In the liquid ejection head substrate formed in the example, the wall of each supply path 8 between the first surface and the second surface is divided into three or more regions having different inclinations to the first surface. One of these regions that is most steeply inclined to the first surface corresponds to the internal opening. Another one of these regions that is located between the region that is most steeply inclined and the second surface is gently inclined. Therefore, an adhesive used to mount the liquid ejection head substrate on a support member remains on the region that is gently inclined. The squeezing of the adhesive into a narrow portion of the supply path 8 is reduced and the growth of bubbles in the supply path 8 can be suppressed.
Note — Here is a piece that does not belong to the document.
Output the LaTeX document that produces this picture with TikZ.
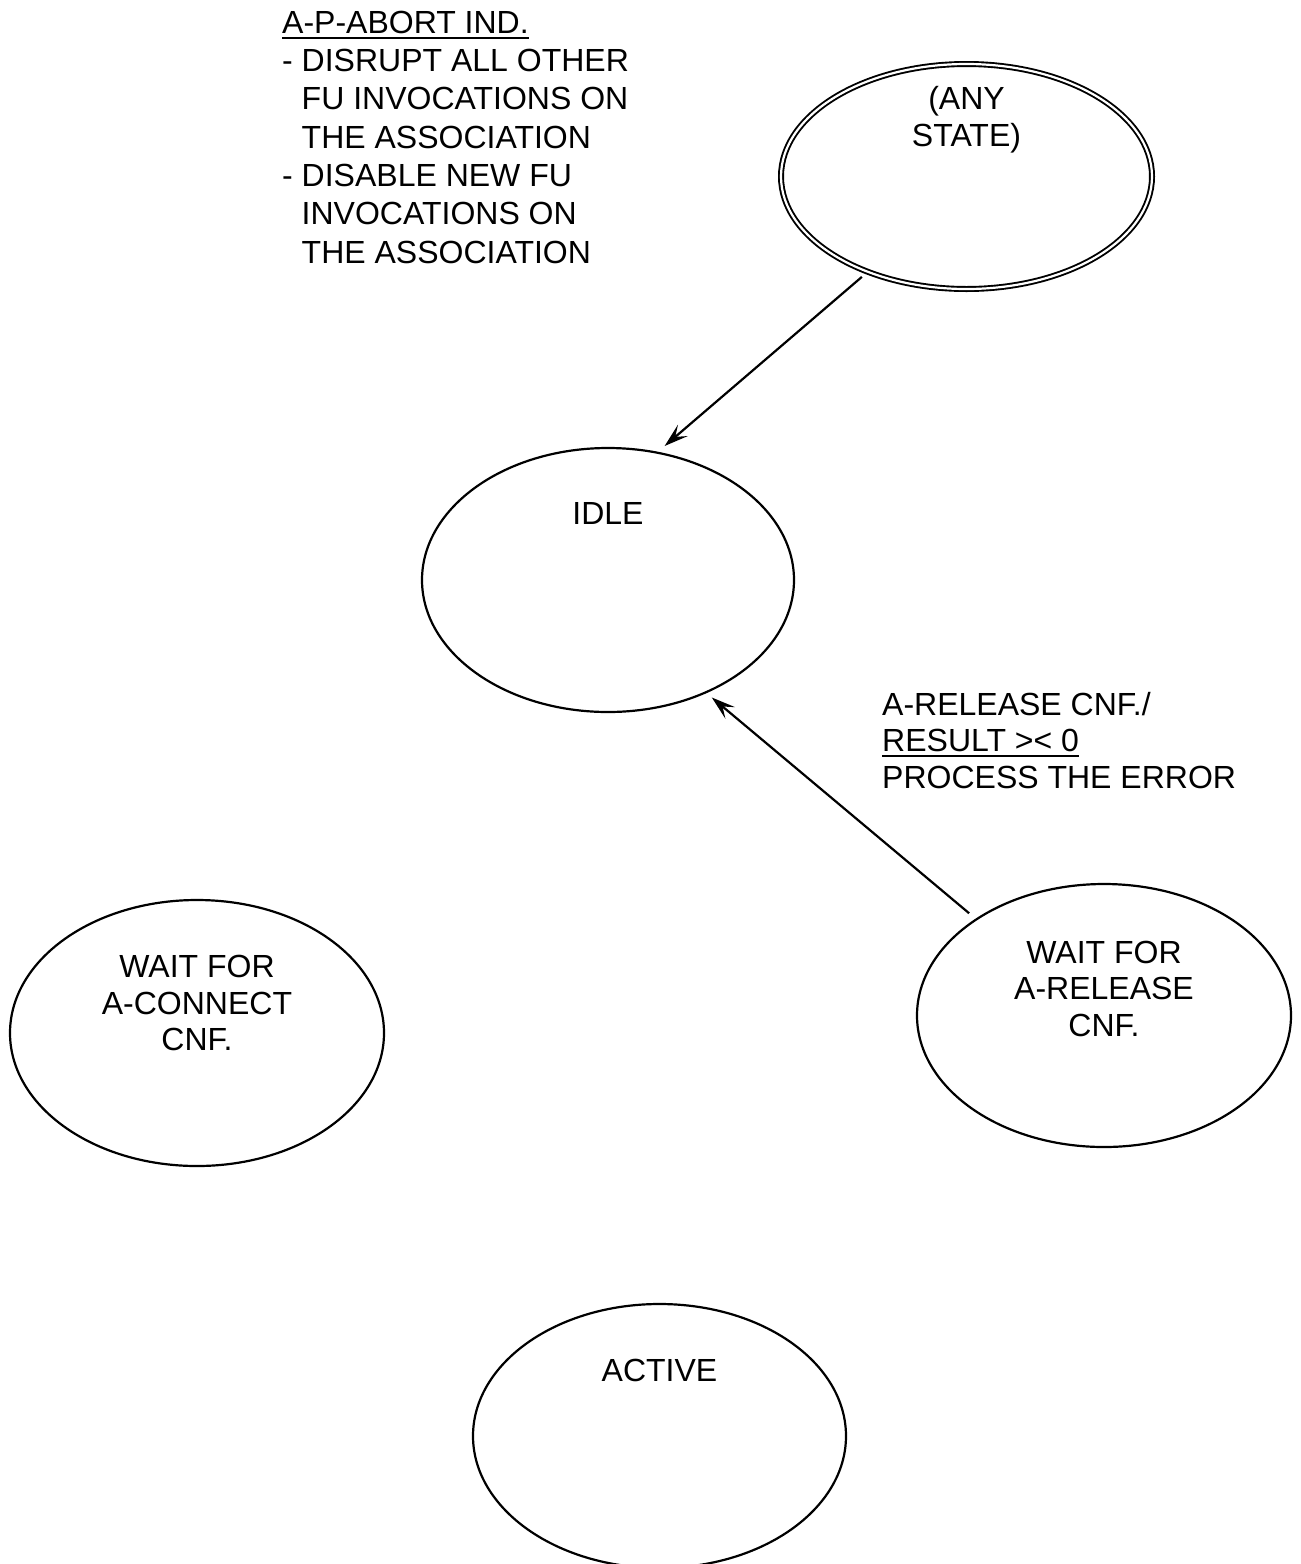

Thus, in accordance with a processing method according to the present invention, small supply paths can be formed and a liquid ejection head substrate in which the interruption of liquid supply by bubbles is reduced can be provided.

In the above embodiment, a processing example in which the supply paths 8 are formed only in the silicon substrate 1 has been described. However, in the case of manufacturing a liquid ejection head, a step of forming a channel-forming member on the first surface of the silicon substrate 1 is preferably performed before a step of forming the supply paths 8 is performed. In this case, the channel-forming member is formed on the first surface of the silicon substrate 1 so as to have ejection ports ejecting liquid and a liquid channel communicating with the ejection ports.

While the present invention has been described with reference to exemplary embodiments, it is to be understood that the invention is not limited to the disclosed exemplary embodiments. The scope of the following claims is to be accorded the broadest interpretation so as to encompass all such modifications and equivalent structures and functions.

This application claims the benefit of Japanese Patent Application No. 2014-193672, filed Sep. 24, 2014, which is hereby incorporated by reference herein in its entirety.